MADRID (Reuters) - Spain will allow children to go outside for walks from next weekend in a loosening of the country’s strict coronavirus lockdown, Health Minister Salvador Illa said late on Tuesday, amid mounting criticism that the government’s restrictions unfairly penalise the very young.
The change came hours after the government first announced that young children, who are currently banned from leaving home under any circumstances, would be allowed to accompany their parents on essential trips such as to buy food or medicine.
That sparked fierce criticism on social media and widespread calls to let children outside to play. Across Madrid people banged on pots and pans from their balconies in protest.
“This is a government that listens and next weekend I will issue an order allowing children under 14 to take walks from Sunday, April 26th,” Illa told a news conference.
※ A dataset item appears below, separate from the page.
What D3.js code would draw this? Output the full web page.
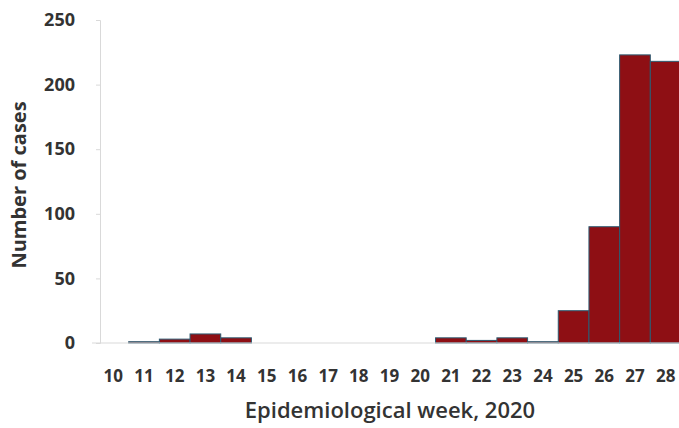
<!DOCTYPE html>
<html>
<head>
<meta charset="utf-8">
<script src="https://cdn.jsdelivr.net/npm/d3@7"></script>
<style>
  body { margin:0; background:#fff; }
  svg { display:block; font-family:"Open Sans", sans-serif; }
  .tick text { fill:#333; font-weight:700; font-family:"Open Sans", sans-serif; }
  .axis path, .axis line { stroke:#d9d9d9; }
</style>
</head>
<body>
<div id="chart"></div>
<script>
// data
var weeks = ["10","11","12","13","14","15","16","17","18","19","20","21","22","23","24","25","26","27","28"];
var cases = [0, 1, 3, 7, 4, 0, 0, 0, 0, 0, 0, 4, 2, 4, 1, 25, 90, 223, 218];
var yTicks = [0, 50, 100, 150, 200, 250];

var W = 679, H = 428;
var margin = {top:20, right:-2, bottom:85, left:98},
    width = W - margin.left - margin.right,
    height = H - margin.top - margin.bottom;

var svg = d3.select("#chart").append("svg")
    .attr("width", W)
    .attr("height", H);
var chart = svg.append("g")
    .attr("transform", "translate("+margin.left+","+margin.top+")");

var x = d3.scaleBand().domain(weeks).range([0, width]).padding(0);
var y = d3.scaleLinear().domain([0, 250]).range([height, 0]);

// y axis
var yAxis = chart.append("g").attr("class", "axis")
    .attr("transform", "translate(2,0)")
    .call(d3.axisLeft(y).tickValues(yTicks).tickSize(4).tickPadding(21));
yAxis.attr("font-family", null);
yAxis.selectAll("text").style("font-size", "18px");

// bars
chart.append("g").selectAll("rect")
    .data(cases)
    .enter().append("rect")
    .attr("x", function(d, i){ return x(weeks[i]); })
    .attr("y", function(d){ return y(d); })
    .attr("width", x.bandwidth())
    .attr("height", function(d){ return height - y(d); })
    .attr("fill", "#8e0f14")
    .attr("stroke", "#2d5b72")
    .attr("stroke-width", 1);

// x axis
var xAxis = chart.append("g").attr("class", "axis")
    .attr("transform", "translate(0,"+height+")")
    .call(d3.axisBottom(x).tickSize(0).tickPadding(27));
xAxis.attr("font-family", null);
xAxis.select(".domain").attr("d", "M-6,0H" + width);
xAxis.selectAll("text").style("font-size", "17px");

// axis labels
svg.append("text")
    .attr("transform", "translate(26,185) rotate(-90)")
    .style("text-anchor", "middle")
    .style("font-size", "20px")
    .style("font-weight", 700)
    .style("fill", "#333")
    .text("Number of cases");
svg.append("text")
    .attr("x", 390)
    .attr("y", 418)
    .style("text-anchor", "middle")
    .style("font-size", "22px")
    .style("font-weight", 600)
    .style("fill", "#333")
    .text("Epidemiological week, 2020");
</script>
</body>
</html>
The Health Ministry will announce details on when and where children can walk in the coming days, he said.
Despite allowing some businesses to reopen last week, Spain remains under one of Europe’s strictest lockdowns with millions cooped up at home and not even allowed out for exercise.
A falling infection rate has prompted optimism among officials, but Illa said the country is not yet ready for any broad easing of confinement measures.
The latest 24-hour tallies took fatalities to 21,282 and infections to 204,178, an increase of just 2%. Monday’s 399 deaths represented the lowest daily number since March 22.
Countries around the world are considering or taking steps to ease lockdowns, though the World Health Organization is warning this should be done slowly and only when there is capacity to isolate infection cases and trace contacts.
The pandemic has wrought severe economic damage in Spain, with hundreds of thousands of jobs lost and newly released data showing a real-estate market teetering already in February, before infections ballooned.
In the latest gloomy forecast, the research unit of Spanish bank BBVA said it expected the economy to contract 8% in 2020 before recovering 5.7% next year, under the assumption the lockdown will end in late May.
To soften the economic blow, the cabinet approved several measures including an extension of unemployment benefits and modifications to the tax code which should free up 1.1 billion euros ($1.2 billion) in liquidity to support small businesses and the self-employed.
Unemployment has risen about 5% so far in April, Labour Minister Yolanda Diaz said. That is a gentler increase than in March when some 900,000 people lost their jobs in the last two weeks of the month.
Some 4 million people have been furloughed under temporary layoff programmes since the outbreak began. Still, the services and agricultural sectors recorded a modest net creation of jobs in mid-April, Diaz said.
The government has encouraged locals to work in the fields harvesting crops, as border closures mean farmers lack seasonal migrant labourers to gather produce.
Meanwhile, sausage skin maker Viscofan said it would pay a bonus of 1,000 euros to staff working during the epidemic.
In the latest hit to Spain’s crucial tourist industry, authorities in the northern city of Pamplona called off the annual San Fermin bull-running festival, which draws thousands every year. It was the first time the week-long party had been fully suspended since 1978, during Spain’s turbulent transition to democracy after the dictatorship of Francisco Franco.
On a positive note, Equality Minister Irene Montero rejoined other ministers in a video-link cabinet meeting after recovering from the coronavirus. Her participation in March 8 Women’s Day rallies, alongside other government members who later contracted the disease, had caused widespread criticism in Spain.